Up to and including the line containing "const markerRadius = [5.5, 7, 6.5];", please reproduce the lines of the listing below, starting from the top.
— start —
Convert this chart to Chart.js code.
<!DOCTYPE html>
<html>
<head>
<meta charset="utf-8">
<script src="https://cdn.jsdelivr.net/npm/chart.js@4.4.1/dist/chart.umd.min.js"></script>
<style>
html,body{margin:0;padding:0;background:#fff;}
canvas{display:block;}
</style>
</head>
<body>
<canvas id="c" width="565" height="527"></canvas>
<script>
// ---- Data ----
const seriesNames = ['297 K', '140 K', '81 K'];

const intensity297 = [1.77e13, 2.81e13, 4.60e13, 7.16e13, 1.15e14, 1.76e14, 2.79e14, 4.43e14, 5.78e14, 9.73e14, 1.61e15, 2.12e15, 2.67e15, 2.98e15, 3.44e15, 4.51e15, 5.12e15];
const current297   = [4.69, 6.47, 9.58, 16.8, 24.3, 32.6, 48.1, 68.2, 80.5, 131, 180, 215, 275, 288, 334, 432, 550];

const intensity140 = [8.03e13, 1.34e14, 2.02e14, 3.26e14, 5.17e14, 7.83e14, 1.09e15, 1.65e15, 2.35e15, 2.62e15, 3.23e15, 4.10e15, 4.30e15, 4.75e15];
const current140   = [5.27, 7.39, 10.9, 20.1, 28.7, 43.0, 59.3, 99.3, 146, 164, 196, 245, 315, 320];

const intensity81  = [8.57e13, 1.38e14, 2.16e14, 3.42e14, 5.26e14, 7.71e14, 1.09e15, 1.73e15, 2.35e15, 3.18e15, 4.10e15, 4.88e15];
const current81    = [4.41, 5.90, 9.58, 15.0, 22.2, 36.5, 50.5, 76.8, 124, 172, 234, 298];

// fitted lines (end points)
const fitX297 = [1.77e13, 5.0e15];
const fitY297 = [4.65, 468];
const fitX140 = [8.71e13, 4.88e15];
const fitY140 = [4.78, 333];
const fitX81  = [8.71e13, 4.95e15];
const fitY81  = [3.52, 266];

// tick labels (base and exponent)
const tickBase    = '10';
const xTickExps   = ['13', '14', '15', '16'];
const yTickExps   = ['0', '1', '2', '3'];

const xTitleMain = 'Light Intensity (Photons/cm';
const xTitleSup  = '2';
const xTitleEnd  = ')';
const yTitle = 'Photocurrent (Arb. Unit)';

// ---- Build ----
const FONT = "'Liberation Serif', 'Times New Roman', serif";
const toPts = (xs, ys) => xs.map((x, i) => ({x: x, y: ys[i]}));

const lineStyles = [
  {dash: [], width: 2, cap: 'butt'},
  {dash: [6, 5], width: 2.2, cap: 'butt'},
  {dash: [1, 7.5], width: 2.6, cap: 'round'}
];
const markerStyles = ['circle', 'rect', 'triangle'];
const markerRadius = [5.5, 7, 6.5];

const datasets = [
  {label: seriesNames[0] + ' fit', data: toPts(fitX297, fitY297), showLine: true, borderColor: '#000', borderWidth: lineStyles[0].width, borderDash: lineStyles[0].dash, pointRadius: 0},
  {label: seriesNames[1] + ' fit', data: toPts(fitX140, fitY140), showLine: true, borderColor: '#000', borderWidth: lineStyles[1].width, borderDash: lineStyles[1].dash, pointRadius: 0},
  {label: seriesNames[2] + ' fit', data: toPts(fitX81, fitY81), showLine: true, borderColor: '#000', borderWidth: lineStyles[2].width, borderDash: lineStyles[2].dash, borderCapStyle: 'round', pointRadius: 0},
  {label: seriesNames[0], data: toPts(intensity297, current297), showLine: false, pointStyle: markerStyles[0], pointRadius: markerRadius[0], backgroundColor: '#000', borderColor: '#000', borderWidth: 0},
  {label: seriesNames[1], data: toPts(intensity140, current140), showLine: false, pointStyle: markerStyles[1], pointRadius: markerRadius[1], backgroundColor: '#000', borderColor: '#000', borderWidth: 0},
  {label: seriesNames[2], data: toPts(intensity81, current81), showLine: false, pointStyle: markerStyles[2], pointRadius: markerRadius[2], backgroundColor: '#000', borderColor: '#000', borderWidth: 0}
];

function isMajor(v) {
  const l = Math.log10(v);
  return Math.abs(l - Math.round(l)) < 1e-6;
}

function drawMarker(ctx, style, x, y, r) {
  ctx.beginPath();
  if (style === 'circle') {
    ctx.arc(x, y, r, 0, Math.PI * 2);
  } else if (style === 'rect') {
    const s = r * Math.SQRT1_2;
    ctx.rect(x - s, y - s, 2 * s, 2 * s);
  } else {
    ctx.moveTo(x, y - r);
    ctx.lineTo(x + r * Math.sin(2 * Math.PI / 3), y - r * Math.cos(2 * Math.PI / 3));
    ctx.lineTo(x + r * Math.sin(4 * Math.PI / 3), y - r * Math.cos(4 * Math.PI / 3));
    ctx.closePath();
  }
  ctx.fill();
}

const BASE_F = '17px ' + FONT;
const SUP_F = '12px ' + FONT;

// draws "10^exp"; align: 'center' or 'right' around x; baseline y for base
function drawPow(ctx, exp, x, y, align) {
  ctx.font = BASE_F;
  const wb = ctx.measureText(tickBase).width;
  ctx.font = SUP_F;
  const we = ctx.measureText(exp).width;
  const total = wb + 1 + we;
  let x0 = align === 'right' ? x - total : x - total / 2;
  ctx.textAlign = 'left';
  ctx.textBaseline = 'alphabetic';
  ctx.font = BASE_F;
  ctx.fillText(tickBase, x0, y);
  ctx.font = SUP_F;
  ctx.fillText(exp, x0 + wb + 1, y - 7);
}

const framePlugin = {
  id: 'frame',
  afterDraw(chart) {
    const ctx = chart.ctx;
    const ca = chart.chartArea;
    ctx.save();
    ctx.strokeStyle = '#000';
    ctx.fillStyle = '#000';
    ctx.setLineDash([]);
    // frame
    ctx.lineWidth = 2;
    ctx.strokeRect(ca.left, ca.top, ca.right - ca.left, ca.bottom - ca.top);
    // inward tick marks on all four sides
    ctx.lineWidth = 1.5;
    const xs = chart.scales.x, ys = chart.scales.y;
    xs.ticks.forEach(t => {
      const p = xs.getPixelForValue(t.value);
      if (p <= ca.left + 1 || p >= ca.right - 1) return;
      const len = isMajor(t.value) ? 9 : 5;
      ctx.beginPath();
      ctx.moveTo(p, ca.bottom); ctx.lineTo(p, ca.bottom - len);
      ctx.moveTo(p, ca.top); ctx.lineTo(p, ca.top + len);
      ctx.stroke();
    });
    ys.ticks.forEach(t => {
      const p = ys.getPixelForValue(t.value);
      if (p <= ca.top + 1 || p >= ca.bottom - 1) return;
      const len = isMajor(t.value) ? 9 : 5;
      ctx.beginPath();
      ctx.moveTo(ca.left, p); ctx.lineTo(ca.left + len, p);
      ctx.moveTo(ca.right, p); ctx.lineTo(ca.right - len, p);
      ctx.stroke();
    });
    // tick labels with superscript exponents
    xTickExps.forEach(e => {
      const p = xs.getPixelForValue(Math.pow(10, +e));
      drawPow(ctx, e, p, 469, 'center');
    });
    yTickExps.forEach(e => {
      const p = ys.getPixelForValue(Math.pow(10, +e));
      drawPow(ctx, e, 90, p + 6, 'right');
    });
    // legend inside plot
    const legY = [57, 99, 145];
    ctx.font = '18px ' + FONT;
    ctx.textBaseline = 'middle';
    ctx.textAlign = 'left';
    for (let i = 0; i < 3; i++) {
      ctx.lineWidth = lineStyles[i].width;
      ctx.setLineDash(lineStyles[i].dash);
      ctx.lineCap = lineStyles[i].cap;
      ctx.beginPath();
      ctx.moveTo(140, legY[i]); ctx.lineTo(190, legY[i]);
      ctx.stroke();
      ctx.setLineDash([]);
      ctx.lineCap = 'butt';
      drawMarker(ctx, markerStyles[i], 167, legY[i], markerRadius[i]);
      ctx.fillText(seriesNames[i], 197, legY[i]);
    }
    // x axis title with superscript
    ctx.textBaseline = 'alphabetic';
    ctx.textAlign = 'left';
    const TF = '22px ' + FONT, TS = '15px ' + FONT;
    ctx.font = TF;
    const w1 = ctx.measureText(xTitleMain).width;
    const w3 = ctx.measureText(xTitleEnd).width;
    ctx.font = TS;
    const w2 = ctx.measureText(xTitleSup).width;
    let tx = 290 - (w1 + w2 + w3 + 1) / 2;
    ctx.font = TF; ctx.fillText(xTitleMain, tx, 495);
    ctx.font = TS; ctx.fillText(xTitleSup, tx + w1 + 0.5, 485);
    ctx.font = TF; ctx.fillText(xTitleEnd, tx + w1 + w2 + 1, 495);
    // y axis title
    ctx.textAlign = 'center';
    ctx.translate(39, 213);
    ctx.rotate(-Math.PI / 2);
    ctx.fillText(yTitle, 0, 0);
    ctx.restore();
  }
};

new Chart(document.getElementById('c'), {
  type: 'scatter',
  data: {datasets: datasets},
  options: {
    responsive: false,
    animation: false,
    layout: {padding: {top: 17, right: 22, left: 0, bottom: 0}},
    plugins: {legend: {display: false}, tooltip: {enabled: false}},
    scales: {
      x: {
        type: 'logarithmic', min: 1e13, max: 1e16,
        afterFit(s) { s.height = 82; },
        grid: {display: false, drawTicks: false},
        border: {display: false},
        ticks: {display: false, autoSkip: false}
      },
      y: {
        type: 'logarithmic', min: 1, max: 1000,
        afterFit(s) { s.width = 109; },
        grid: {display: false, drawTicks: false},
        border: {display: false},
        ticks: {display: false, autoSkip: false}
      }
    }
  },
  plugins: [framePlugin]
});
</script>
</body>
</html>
— end —
Expected answer:
Convert this chart to Chart.js code.
<!DOCTYPE html>
<html>
<head>
<meta charset="utf-8">
<script src="https://cdn.jsdelivr.net/npm/chart.js@4.4.1/dist/chart.umd.min.js"></script>
<style>
html,body{margin:0;padding:0;background:#fff;}
canvas{display:block;}
</style>
</head>
<body>
<canvas id="c" width="565" height="527"></canvas>
<script>
// ---- Data ----
const seriesNames = ['297 K', '140 K', '81 K'];

const intensity297 = [1.77e13, 2.81e13, 4.60e13, 7.16e13, 1.15e14, 1.76e14, 2.79e14, 4.43e14, 5.78e14, 9.73e14, 1.61e15, 2.12e15, 2.67e15, 2.98e15, 3.44e15, 4.51e15, 5.12e15];
const current297   = [4.69, 6.47, 9.58, 16.8, 24.3, 32.6, 48.1, 68.2, 80.5, 131, 180, 215, 275, 288, 334, 432, 550];

const intensity140 = [8.03e13, 1.34e14, 2.02e14, 3.26e14, 5.17e14, 7.83e14, 1.09e15, 1.65e15, 2.35e15, 2.62e15, 3.23e15, 4.10e15, 4.30e15, 4.75e15];
const current140   = [5.27, 7.39, 10.9, 20.1, 28.7, 43.0, 59.3, 99.3, 146, 164, 196, 245, 315, 320];

const intensity81  = [8.57e13, 1.38e14, 2.16e14, 3.42e14, 5.26e14, 7.71e14, 1.09e15, 1.73e15, 2.35e15, 3.18e15, 4.10e15, 4.88e15];
const current81    = [4.41, 5.90, 9.58, 15.0, 22.2, 36.5, 50.5, 76.8, 124, 172, 234, 298];

// fitted lines (end points)
const fitX297 = [1.77e13, 5.0e15];
const fitY297 = [4.65, 468];
const fitX140 = [8.71e13, 4.88e15];
const fitY140 = [4.78, 333];
const fitX81  = [8.71e13, 4.95e15];
const fitY81  = [3.52, 266];

// tick labels (base and exponent)
const tickBase    = '10';
const xTickExps   = ['13', '14', '15', '16'];
const yTickExps   = ['0', '1', '2', '3'];

const xTitleMain = 'Light Intensity (Photons/cm';
const xTitleSup  = '2';
const xTitleEnd  = ')';
const yTitle = 'Photocurrent (Arb. Unit)';

// ---- Build ----
const FONT = "'Liberation Serif', 'Times New Roman', serif";
const toPts = (xs, ys) => xs.map((x, i) => ({x: x, y: ys[i]}));

const lineStyles = [
  {dash: [], width: 2, cap: 'butt'},
  {dash: [6, 5], width: 2.2, cap: 'butt'},
  {dash: [1, 7.5], width: 2.6, cap: 'round'}
];
const markerStyles = ['circle', 'rect', 'triangle'];
const markerRadius = [5.5, 7, 6.5];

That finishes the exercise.